If i was suicidal, iwould not be writing this blog now n gave up on life a long time ago... but many would say life already depressing, but some, like i, have the extra load on our backs to handle. who else could do this jobs like us anyway?

Singapore's national day was yesterday... Full of fireworks etc.... but life still goes on for me... first borns in the families carries the heaviest responsibility... i m totally not very good with my studies, mainly chinese... the teacher assume too much... thinks that i didn't study?!?!?! Man, m i pissed off... wats wrong with not being good at hte subject, huh?

It was interesting spending the day at alone on 8th... i was offered a chance to go for a movie with some people but i rejected after much consideration... probably due to the name calling of me(apple plisher?).... i m just goin to blow soon over it... keeping it all insde hurts... but who knows?

Oh well... that is probably all for today... so up till next time... keep livin

Saturday, August 06, 2005

If life gives u crap... What can i do?

Life have really bad the past few days... teachers scoldin my class for being late... people not realising they were wrong in the first place... lousey test marks.... Just makes me think if life is worth living....

I wish i could just end my life here n just llike that... the temptation is huge... probably the only thing keeping me here is god(excuse me for being a bit religious but who really reads this blog anyway?)... I m probably just tryin to take each day as it comes... what else cani do anyway?

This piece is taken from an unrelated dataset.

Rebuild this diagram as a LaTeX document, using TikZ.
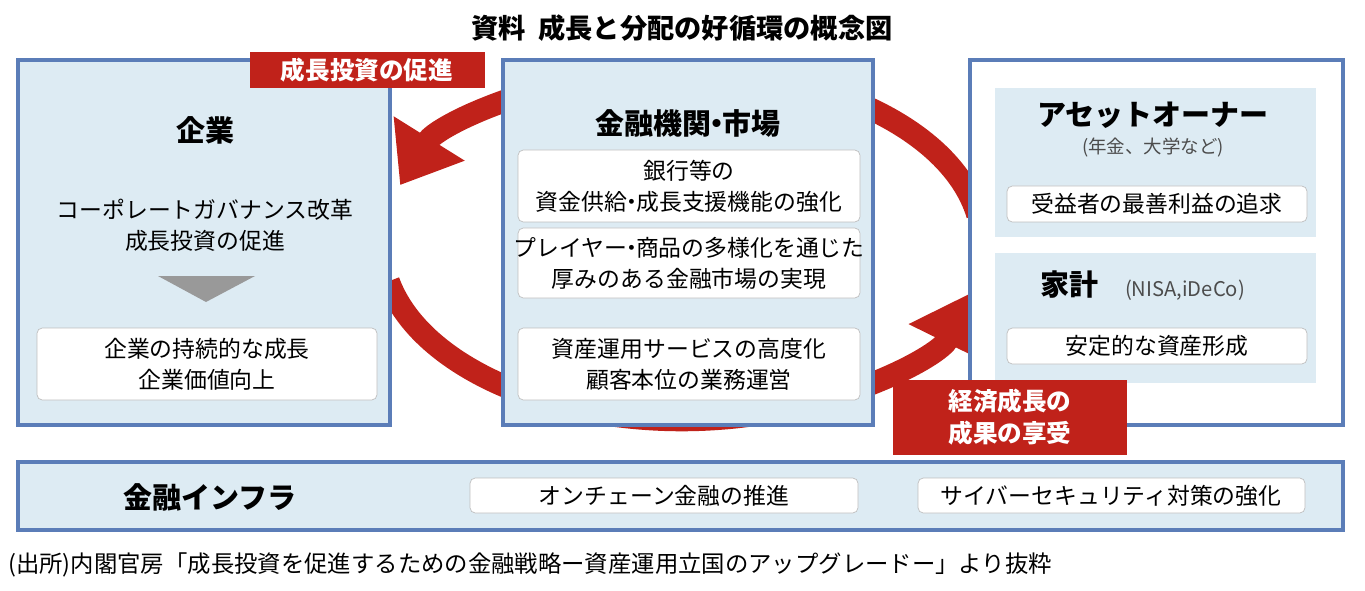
\documentclass[tikz,border=0pt]{standalone}
\usepackage{fontspec}
\setmainfont{Noto Sans CJK JP}
\usetikzlibrary{arrows.meta}
\definecolor{boxblue}{HTML}{DDEBF3}
\definecolor{lineblue}{HTML}{5B7DB8}
\definecolor{cycred}{HTML}{C0221A}
\newcommand{\dotj}{\kern-0.3em・\kern-0.3em}
\tikzset{
  panel/.style={draw=lineblue,line width=2.5pt,fill=boxblue},
  card/.style={draw=black!25,fill=white,rounded corners=3pt},
  txt/.style={font=\fontsize{13}{17.5}\selectfont,align=center,inner sep=0pt},
  head/.style={font=\fontsize{16.5}{20}\selectfont\bfseries,inner sep=0pt},
  tag/.style={fill=cycred,text=white,font=\fontsize{14}{18}\selectfont\bfseries,align=center,inner sep=0pt}
}
\begin{document}
\begin{tikzpicture}[x=0.02cm,y=-0.02cm]
\useasboundingbox (0,0) rectangle (1365,591);

\node[font=\fontsize{15.5}{18}\selectfont\bfseries] (title) at (682,28) {資料\ \ 成長と分配の好循環の概念図};

% cycle
\draw[cycred,line width=0.45cm,-{Triangle[length=1.1cm,width=1.6cm]}]
  ([shift={(-10:300 and 175)}]682,245) arc [x radius=300, y radius=175, start angle=-10, end angle=-160];
\draw[cycred,line width=0.45cm,-{Triangle[length=1.1cm,width=1.6cm]}]
  ([shift={(168:300 and 175)}]682,245) arc [x radius=300, y radius=175, start angle=168, end angle=16];

% panels
\draw[panel] (18,60) rectangle (390,425);
\draw[panel] (503,60) rectangle (873,425);
\draw[panel,fill=white] (970,60) rectangle (1343,425);
\fill[boxblue] (995,88) rectangle (1316,237);
\fill[boxblue] (995,253) rectangle (1316,383);
\draw[panel] (18,462) rectangle (1343,530);

% left
\node[head] (corp) at (205,130) {企業};
\node[txt] (corptxt) at (205,225) {コーポレートガバナンス改革\\成長投資の促進};
\fill[black!40] (158,276) -- (255,276) -- (206,302) -- cycle;
\draw[card] (37,328) rectangle (377,400);
\node[txt] (corpgoal) at (207,364) {企業の持続的な成長\\企業価値向上};

% middle
\node[head] (fin) at (688,123) {金融機関\dotj 市場};
\draw[card] (518,150) rectangle (860,222);
\node[txt] (fin1) at (689,186) {銀行等の\\資金供給\dotj 成長支援機能の強化};
\draw[card] (518,228) rectangle (860,298);
\node[txt] (fin2) at (689,263) {プレイヤー\dotj 商品の多様化を通じた\\厚みのある金融市場の実現};
\draw[card] (518,328) rectangle (860,400);
\node[txt] (fin3) at (689,364) {資産運用サービスの高度化\\顧客本位の業務運営};

% right
\node[head] (owner) at (1153,115) {アセットオーナー};
\node[txt,font=\fontsize{10.5}{12}\selectfont,text=black!70] (ownersub) at (1153,148) {(年金、大学など)};
\draw[card] (1007,186) rectangle (1307,222);
\node[txt] (owner1) at (1157,204) {受益者の最善利益の追求};
\node[head] (house) at (1069,285) {家計};
\node[txt,font=\fontsize{11.5}{13}\selectfont,text=black!70] (housesub) at (1185,290) {(NISA,iDeCo)};
\draw[card] (1007,328) rectangle (1307,364);
\node[txt] (house1) at (1157,346) {安定的な資産形成};

% tags
\fill[cycred] (250,52) rectangle (485,88);
\node[tag] (tagA) at (367,70) {成長投資の促進};
\fill[cycred] (893,380) rectangle (1127,455);
\node[tag] (tagB) at (1010,417) {経済成長の\\成果の享受};

% bottom
\node[head] (infra) at (210,497) {金融インフラ};
\draw[card] (470,478) rectangle (858,513);
\node[txt] (infra1) at (664,496) {オンチェーン金融の推進};
\draw[card] (918,478) rectangle (1305,513);
\node[txt] (infra2) at (1111,496) {サイバーセキュリティ対策の強化};

\node[txt,anchor=west,font=\fontsize{13.3}{17}\selectfont] (src) at (8,565) {(出所)内閣官房「成長投資を促進するための金融戦略ー資産運用立国のアップグレードー」より抜粋};
\end{tikzpicture}
\end{document}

Some people out there probably don't realise other people have feelings too... Man, i also have a limit to how much i can take... no matter wat the post i have... insults r very hurtin to me... i m sensitive... only problem is i don't show much emotion or talk much about my problems... i don't want anyone else sharing my burden... some things i have to face alone...

That's all for today... so if like gives u crap, bear with it first... i sure it won't last forever...

Tuesday, August 02, 2005

I seem to have wat they call "writer's block".....

I seem to currently suffering from not knowin wat to type here...
My life seems boring... i think i m tryin to copy my friend's style...

SO WAT IS MY STYLE?!??!?!?!!?

It seems that my style seems to be non-existance...too me that is...
Can i undo the "block" By hitin my head against the walll? Been there, tried that...ended up with a massive headache anyway...

Life seems to be bad to me in every way...(I m trying not to use any 4-letter words that may sound offensive) People push u around for just being the good kid... n wats more, when u go offensive, they start regreating their earlier move... only to do agasin n again... senerios repeat again n again...

If i was the kind of person that wasn't forgiving... many would have ended up in their graves already any way... God probably put these people around me cause no one else can handle them any way... this simple thought probably keeps me going...

wow... how did i ended up with nt just a paragraph but a passsage? Oh well... this things usually comes suddenly at thimes... who knew i could do this?